What we can say, however, is that the rallies in equities that we saw Thursday and Friday were of course manipulated sell-offs to send a message to Congress and the Fed and indeed to all central banks and governments that more needs to be done. We already know what needs to be done, like the Fed emergency rate cut, for example.
Looking at the markets very near term, although I am a bear and have traded the equities exclusively on the short side for several years now, even I began to trade the "Spoons" (SPZ’s) from the long side in Thursday's and Friday's trade because the bulls are right at least on one thing -- on both a technical and fundamental near term basis, the equities are indeed deeply oversold. That's true.
In the bonds, basis Friday’s close, the Dec. long bonds at 120 are overbought -- and that can also be said. However all the boards are acting as if they were tied at the hip to the equities.
What was interesting to note in Friday's trade is that all of the boards (the softs and trops, industrial metals and grains) rallied going into the "financial bailout" vote.
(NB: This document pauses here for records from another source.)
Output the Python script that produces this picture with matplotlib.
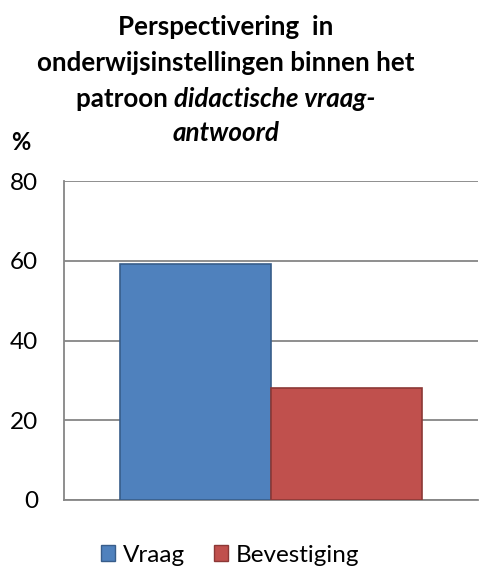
import matplotlib
matplotlib.use("Agg")
import matplotlib.pyplot as plt
from matplotlib.patches import Patch

categories = [""]
series_names = ["Vraag", "Bevestiging"]
values = [59.2, 28.0]
colors = ["#4F81BD", "#C0504D"]
edges = ["#385D8A", "#8C3836"]
yticks = [0, 20, 40, 60, 80]

FONT = "Lato"
plt.rcParams["font.family"] = [FONT, "DejaVu Sans"]

fig = plt.figure(figsize=(4.8, 5.72), dpi=100)
W, H = 480, 572
ax = fig.add_axes([64 / W, 1 - 500 / H, 414 / W, 319 / H])

bw = 0.365
offsets = [-bw / 2, bw / 2]
for name, v, c, e, o in zip(series_names, values, colors, edges, offsets):
    ax.bar(0 + o, v, width=bw, color=c, edgecolor=e, linewidth=1.2, zorder=3, label=name)

ax.set_xlim(-0.5, 0.5)
ax.set_ylim(0, 80)
ax.set_yticks(yticks)
ax.set_yticklabels([str(t) for t in yticks], fontsize=17.5)
ax.set_xticks([])
ax.grid(axis="y", color="#868686", linewidth=1.3, zorder=0)
ax.tick_params(axis="y", length=0, pad=18.5)
for s in ["top", "right"]:
    ax.spines[s].set_visible(False)
for s in ["left", "bottom"]:
    ax.spines[s].set_color("#868686")
    ax.spines[s].set_linewidth(1.3)

# Title with mixed styles
cx = 226 / W
fs = 18.7
fig.text(cx, 1 - 27 / H, "Perspectivering  in", ha="center", va="center", fontsize=fs, fontweight="bold")
fig.text(cx, 1 - 63 / H, "onderwijsinstellingen binnen het", ha="center", va="center", fontsize=fs, fontweight="bold")
fig.canvas.draw()
r = fig.canvas.get_renderer()
t1 = fig.text(0, 1 - 99 / H, "patroon ", ha="left", va="center", fontsize=fs, fontweight="bold")
t2 = fig.text(0, 1 - 99 / H, "didactische vraag-", ha="left", va="center", fontsize=fs, fontweight="bold", style="italic")
w1 = t1.get_window_extent(r).width
w2 = t2.get_window_extent(r).width
x0 = cx * W - (w1 + w2) / 2
t1.set_x(x0 / W)
t2.set_x((x0 + w1) / W)
fig.text(cx, 1 - 133 / H, "antwoord", ha="center", va="center", fontsize=fs, fontweight="bold", style="italic")

fig.text(21 / W, 1 - 142 / H, "%", ha="center", va="center", fontsize=17, fontweight="bold")

handles = [Patch(facecolor=c, edgecolor=e, label=n) for n, c, e in zip(series_names, colors, edges)]
fig.legend(handles=handles, loc="center", bbox_to_anchor=(230 / W, 1 - 555 / H), ncol=2, frameon=False,
           fontsize=17.5, handlelength=0.6, handleheight=0.6, handletextpad=0.3, columnspacing=1.2)

fig.savefig("out.png", dpi=100)
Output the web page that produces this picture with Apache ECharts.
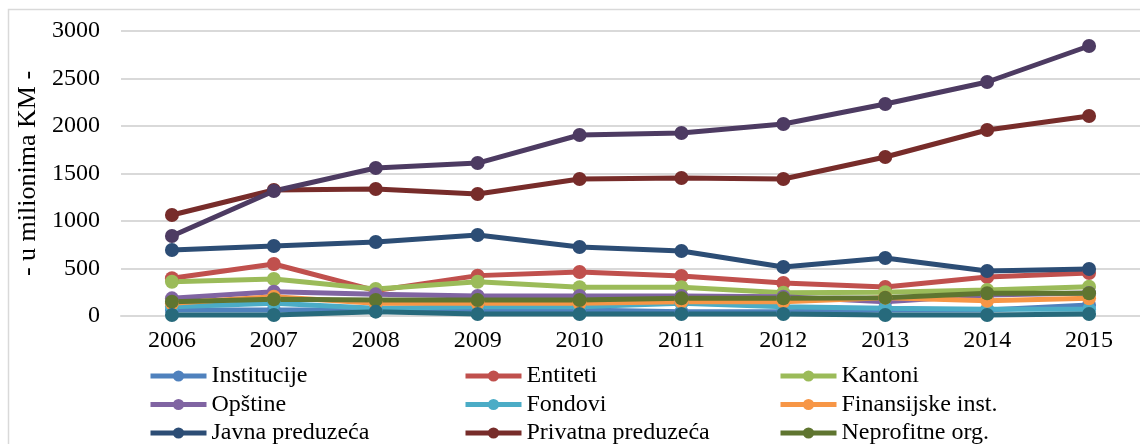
<!DOCTYPE html>
<html>
<head>
<meta charset="utf-8">
<script src="https://cdn.jsdelivr.net/npm/echarts@6/dist/echarts.min.js"></script>
<style>
  html, body { margin: 0; padding: 0; background: #fff; }
  #chart { width: 1140px; height: 444px; }
</style>
</head>
<body>
<div id="chart"></div>
<script>
// Godine
const years = ['2006', '2007', '2008', '2009', '2010', '2011', '2012', '2013', '2014', '2015'];

// Vrijednosti po sektorima, u milionima KM
const institucije       = [63, 63, 63, 63, 63, 46, 46, 63, 63, 116];
const entiteti          = [397, 547, 267, 425, 463, 421, 347, 305, 411, 453];
const kantoni           = [361, 389, 284, 361, 302, 302, 245, 250, 274, 309];
const opstine           = [186, 256, 228, 210, 210, 210, 203, 151, 221, 242];
const fondovi           = [98, 133, 81, 98, 98, 133, 98, 81, 70, 70];
const finansijskeInst   = [133, 203, 133, 133, 133, 151, 151, 193, 161, 186];
const javnaPreduzeca    = [695, 737, 779, 853, 726, 684, 516, 610, 474, 495];
const privatnaPreduzeca = [1063, 1326, 1337, 1284, 1442, 1453, 1442, 1674, 1958, 2105];
const neprofitneOrg     = [151, 176, 168, 168, 168, 186, 186, 193, 239, 239];
const stanovnistvo      = [842, 1316, 1558, 1610, 1905, 1926, 2021, 2232, 2463, 2842];
const ostali            = [10, 10, 46, 21, 21, 21, 21, 10, 10, 21];

// Oznake na y osi
const yTicks = [0, 500, 1000, 1500, 2000, 2500, 3000];

const seriesDefs = [
  { name: 'Institucije',        data: institucije,       color: '#4F81BD' },
  { name: 'Entiteti',           data: entiteti,          color: '#C0504D' },
  { name: 'Kantoni',            data: kantoni,           color: '#9BBB59' },
  { name: 'Opštine',            data: opstine,           color: '#8064A2' },
  { name: 'Fondovi',            data: fondovi,           color: '#4BACC6' },
  { name: 'Finansijske inst.',  data: finansijskeInst,   color: '#F79646' },
  { name: 'Javna preduzeća',    data: javnaPreduzeca,    color: '#2C4D75' },
  { name: 'Privatna preduzeća', data: privatnaPreduzeca, color: '#772C2A' },
  { name: 'Neprofitne org.',    data: neprofitneOrg,     color: '#5F7530' },
  { name: 'Stanovništvo',       data: stanovnistvo,      color: '#4D3B62' },
  { name: 'Ostali',             data: ostali,            color: '#276A7C' }
];

const FONT = '"Liberation Serif", "Times New Roman", serif';

// One legend column (vertical list) per column of the key
const legendCol = (left, names) => ({
  orient: 'vertical',
  left: left,
  top: 364,
  width: 320,
  height: 400,
  itemWidth: 56,
  itemHeight: 14,
  itemGap: 4.5,
  padding: 0,
  data: names,
  lineStyle: { width: 5 },
  textStyle: { fontFamily: FONT, fontSize: 24, color: '#000', lineHeight: 24 },
  selectedMode: false
});

const chart = echarts.init(document.getElementById('chart'), null, { renderer: 'canvas' });

chart.setOption({
  animation: false,
  backgroundColor: '#fff',
  graphic: [{
    type: 'rect',
    shape: { x: 8.5, y: 9.5, width: 1200, height: 500 },
    style: { fill: 'none', stroke: '#d9d9d9', lineWidth: 1.5 },
    silent: true,
    z: -1
  }],
  legend: [
    legendCol(148, ['Institucije', 'Opštine', 'Javna preduzeća', 'Stanovništvo']),
    legendCol(463, ['Entiteti', 'Fondovi', 'Privatna preduzeća', 'Ostali']),
    legendCol(778, ['Kantoni', 'Finansijske inst.', 'Neprofitne org.'])
  ],
  grid: { left: 121, right: 0, top: 31, bottom: 128, containLabel: false },
  xAxis: {
    type: 'category',
    data: years,
    boundaryGap: true,
    axisLine: { show: true, lineStyle: { color: '#d9d9d9', width: 2 } },
    axisTick: { show: false },
    axisLabel: { fontFamily: FONT, fontSize: 24, color: '#000', margin: 13 }
  },
  yAxis: {
    type: 'value',
    min: yTicks[0],
    max: yTicks[yTicks.length - 1],
    interval: yTicks[1] - yTicks[0],
    name: '- u milionima KM -',
    nameLocation: 'middle',
    nameGap: 68,
    nameTextStyle: { fontFamily: FONT, fontSize: 26, color: '#000', verticalAlign: 'middle' },
    axisLine: { show: false },
    axisTick: { show: false },
    axisLabel: { fontFamily: FONT, fontSize: 24, color: '#000', margin: 21, formatter: v => String(v) },
    splitLine: { lineStyle: { color: '#d9d9d9', width: 2 } }
  },
  series: seriesDefs.map(s => ({
    name: s.name,
    type: 'line',
    data: s.data,
    symbol: 'circle',
    symbolSize: 14,
    showSymbol: true,
    color: s.color,
    lineStyle: { width: 5, color: s.color },
    itemStyle: { color: s.color },
    emphasis: { disabled: true }
  }))
});
</script>
</body>
</html>
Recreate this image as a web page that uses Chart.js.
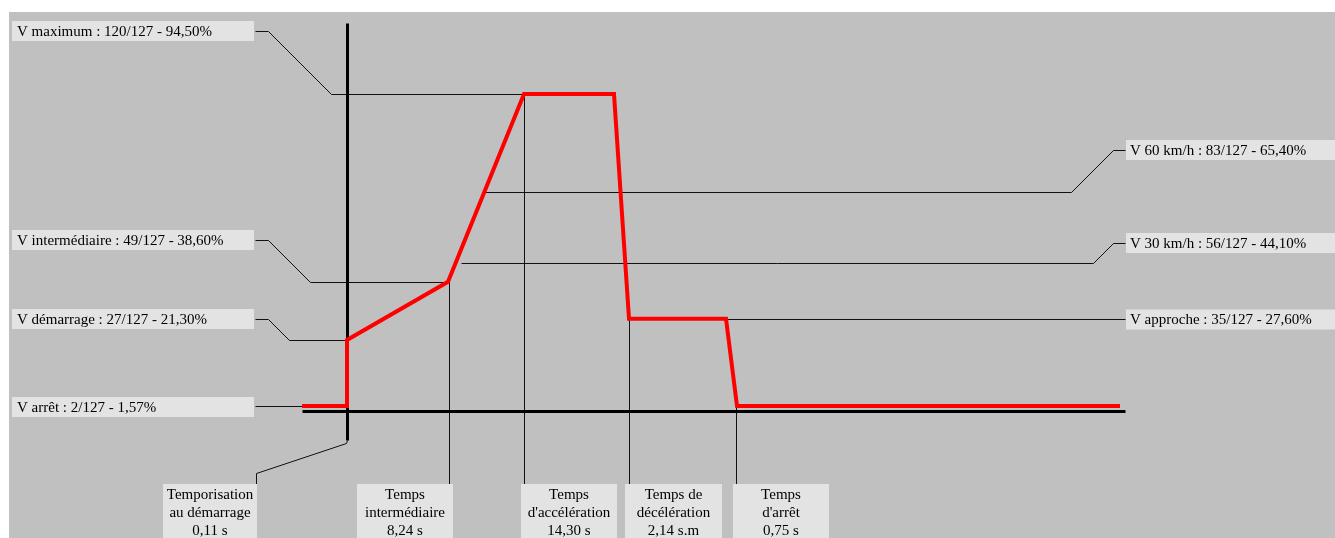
<!DOCTYPE html>
<html lang="fr">
<head>
<meta charset="utf-8">
<title>Courbe de vitesse</title>
<script src="https://cdn.jsdelivr.net/npm/chart.js@4.4.1/dist/chart.umd.min.js"></script>
<style>
  html, body { margin: 0; padding: 0; background: #fff; overflow: hidden; }
  #wrap { width: 1335px; height: 538px; }
</style>
</head>
<body>
<div id="wrap"><canvas id="speedChart" width="1335" height="538"></canvas></div>
<script>
// Speed profile: x = time step position, y = speed step (out of 127)
const profileX = [-4.5, 0, 0, 10.1, 17.7, 26.7, 28.2, 37.9, 39.0, 77.3];
const profileY = [2, 2, 27, 49, 120, 120, 35, 35, 2, 2];

// Speed levels labelled on the left
const leftLabels = [
    'V maximum : 120/127 - 94,50%',
    'V intermédiaire : 49/127 - 38,60%',
    'V démarrage : 27/127 - 21,30%',
    'V arrêt : 2/127 - 1,57%'
];
const leftValues = [120, 49, 27, 2];
const leftEndX = [17.7, 10.1, 0, -4.5];

// Speed levels labelled on the right
const rightLabels = [
    'V 60 km/h : 83/127 - 65,40%',
    'V 30 km/h : 56/127 - 44,10%',
    'V approche : 35/127 - 27,60%'
];
const rightValues = [83, 56, 35];
const rightEndX = [13.7, 11.4, 37.9];

// Time labels under the axis
const timeLabels = [
    ['Temporisation', 'au démarrage', '0,11 s'],
    ['Temps', 'intermédiaire', '8,24 s'],
    ['Temps', 'd\'accélération', '14,30 s'],
    ['Temps de', 'décélération', '2,14 s.m'],
    ['Temps', 'd\'arrêt', '0,75 s']
];
const timeX = [0, 10.2, 17.7, 28.2, 38.9];
const timeFromY = [0, 49, 120, 35, 2];

// Layout (pixels)
const BG = '#c0c0c0';
const BOX = '#e3e3e3';
const FONT = '15px "Liberation Serif", "Times New Roman", serif';
const leftBoxY = [31, 240, 319, 407];
const rightBoxY = [150, 243, 319.5];
const timeBoxX = [163, 357, 521, 625, 733];
const timeBoxW = [94, 96, 96, 97, 96];
const timeBoxTop = 484;

const line = (ctx, pts, w) => {
    ctx.beginPath();
    ctx.lineWidth = w;
    pts.forEach((p, i) => {
        const x = w % 2 ? Math.round(p[0]) + 0.5 : Math.round(p[0]);
        const y = w % 2 ? Math.round(p[1]) + 0.5 : Math.round(p[1]);
        if (i === 0) ctx.moveTo(x, y); else ctx.lineTo(x, y);
    });
    ctx.stroke();
};

const diagramPlugin = {
    id: 'diagram',
    beforeDraw(chart) {
        const ctx = chart.ctx;
        ctx.save();
        ctx.fillStyle = '#fff';
        ctx.fillRect(0, 0, chart.width, chart.height);
        ctx.fillStyle = BG;
        ctx.fillRect(9, 12, chart.width - 9, chart.height - 12);
        ctx.restore();
    },
    beforeDatasetsDraw(chart) {
        const ctx = chart.ctx;
        const px = v => chart.scales.x.getPixelForValue(v);
        const py = v => chart.scales.y.getPixelForValue(v);
        ctx.save();
        ctx.strokeStyle = '#111';

        // left level guides
        leftValues.forEach((v, i) => {
            const cy = leftBoxY[i], ly = py(v);
            const dy = Math.abs(ly - cy);
            const pts = dy > 2
                ? [[255, cy], [268, cy], [268 + dy, ly], [px(leftEndX[i]), ly]]
                : [[255, ly], [px(leftEndX[i]), ly]];
            line(ctx, pts, 1);
        });

        // right level guides
        rightValues.forEach((v, i) => {
            const cy = rightBoxY[i], ly = py(v);
            const dy = Math.abs(ly - cy);
            const pts = dy > 2
                ? [[1125, cy], [1113, cy], [1113 - dy, ly], [px(rightEndX[i]), ly]]
                : [[1125, ly], [px(rightEndX[i]), ly]];
            line(ctx, pts, 1);
        });

        // time drop lines
        timeX.forEach((t, i) => {
            if (i === 0) {
                const yb = py(-11);
                const xr = timeBoxX[0] + timeBoxW[0] - 1;
                line(ctx, [[px(t), yb], [px(t) - 1, yb + 3], [xr, timeBoxTop - 11], [xr, timeBoxTop]], 1);
            } else {
                line(ctx, [[px(t), py(timeFromY[i])], [px(t), timeBoxTop]], 1);
            }
        });

        // axes
        ctx.strokeStyle = '#000';
        line(ctx, [[px(-4.5), py(0)], [px(77.8), py(0)]], 3);
        line(ctx, [[px(0), py(147)], [px(0), py(-11)]], 3);

        // label boxes
        ctx.font = FONT;
        ctx.textBaseline = 'middle';
        leftLabels.forEach((txt, i) => {
            ctx.fillStyle = BOX;
            ctx.fillRect(12, leftBoxY[i] - 10, 242, 20);
            ctx.fillStyle = '#000';
            ctx.textAlign = 'left';
            ctx.fillText(txt, 17, leftBoxY[i] + 1);
        });
        rightLabels.forEach((txt, i) => {
            ctx.fillStyle = BOX;
            ctx.fillRect(1126, rightBoxY[i] - 10, 209, 20);
            ctx.fillStyle = '#000';
            ctx.textAlign = 'left';
            ctx.fillText(txt, 1130, rightBoxY[i] + 1);
        });
        timeLabels.forEach((lines, i) => {
            const x0 = timeBoxX[i], w = timeBoxW[i];
            ctx.fillStyle = BOX;
            ctx.fillRect(x0, timeBoxTop, w, 60);
            ctx.fillStyle = '#000';
            ctx.textAlign = 'center';
            lines.forEach((t, k) => ctx.fillText(t, x0 + w / 2, timeBoxTop + 11 + k * 18));
        });
        ctx.restore();
    }
};

new Chart(document.getElementById('speedChart').getContext('2d'), {
    type: 'line',
    data: {
        datasets: [{
            label: 'Vitesse',
            data: profileX.map((x, i) => ({ x: x, y: profileY[i] })),
            borderColor: '#ff0000',
            borderWidth: 4,
            pointRadius: 0,
            tension: 0,
            fill: false,
            borderJoinStyle: 'miter'
        }]
    },
    options: {
        responsive: false,
        animation: false,
        devicePixelRatio: 1,
        layout: { padding: 0 },
        scales: {
            x: { type: 'linear', display: false, min: -34.7, max: 98.8 },
            y: { type: 'linear', display: false, min: -47.92, max: 155.56 }
        },
        plugins: {
            legend: { display: false },
            tooltip: { enabled: false }
        }
    },
    plugins: [diagramPlugin]
});
</script>
</body>
</html>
What’s interesting is although the equities came back in another "message sending" effort, you’ll notice that the commodities held on to the bulk of their gains, which I think signifies the feeling around the pits that you might actually see something helpful from the Fed or the US Treasury or someone else on this planet this week – like a rate cut by the FED or the SEC expediting the removal of the "mark to market" regulation.
However to make any longer predictions on commodities is simply impossible at this point because they are tied to the hip on momentary events. The commodities in general, if they show that the Fed and Treasury are still behind the curve, as it were, will all continue to move lower.
But remember -- the other side of that is that if market confidence can be restored, commodities in general are very oversold despite the fact that on a near term basis and in a bearish environment, we see many of the fungible commodities trading underneath their cash bids, which is very unusual. This then sets up potential "dead cat bounces" which could be quite strong in many of the boards, most particularly the equities.
Should the equities move a little lower Sunday night, I would look to be a buyer of the SPZs at 1100 – and then hang on. Because -- either that trade is going to be worth 70 points by the close of business Friday. Or you're going to get "busted out" on the trade.
So this is the #1 Roll-of-the-Dice Trade of the Week -- buying the "spoons" (SPZ's) Sunday night, particularly if you can buy them a little lower. Who knows what's going to happen? But this is the greatest trade of the week – the Hero-or-Bum Trade of the Week, as the old traders used to call it. This is a trade that will either be worth 70 ticks on the upside by the close of business Monday or...
You could also say this about the softs and the grains when the market reopens on Monday morning. Look at the Dec. Cocoa from Friday, and buy it even if you have to pay a little bit up for it. The Dec. Cocoa closed 2469 on Friday. You're going to see the Cocoa up $100 in Monday’s session. Or you're going to see it down $100...
Regarding trades -- you can not put out any viable recommendations on individual trades because everything comes down to what happens in the equities and bonds, and that’s going to depend on the actions of the Treasury and the Federal Reserve, as well as the other central banks and governments.
In other words, to put out any recommendations is useless.
However, if you want a Roll-of-the-Dice Trade of the Week, you buy the equities, or the grains and the softs, when they open, and that's it.
If confidence is restored, you're going to see a helluva "Dead Cat Bounce" You’ll see the SPZ’s at 1170 on Monday. Or not...
When you have average daily ranges in the "Spoons" of 50 handles (or 400 Dow points), intraday ranges of 2 whole points in the bonds at 64 ticks, and intra day ranges of $200 in the cocoa and 5 cents in the coffee, intraday ranges of $50 in the gold – it’s irresponsible to try to tell anyone which individual trades to make at this time.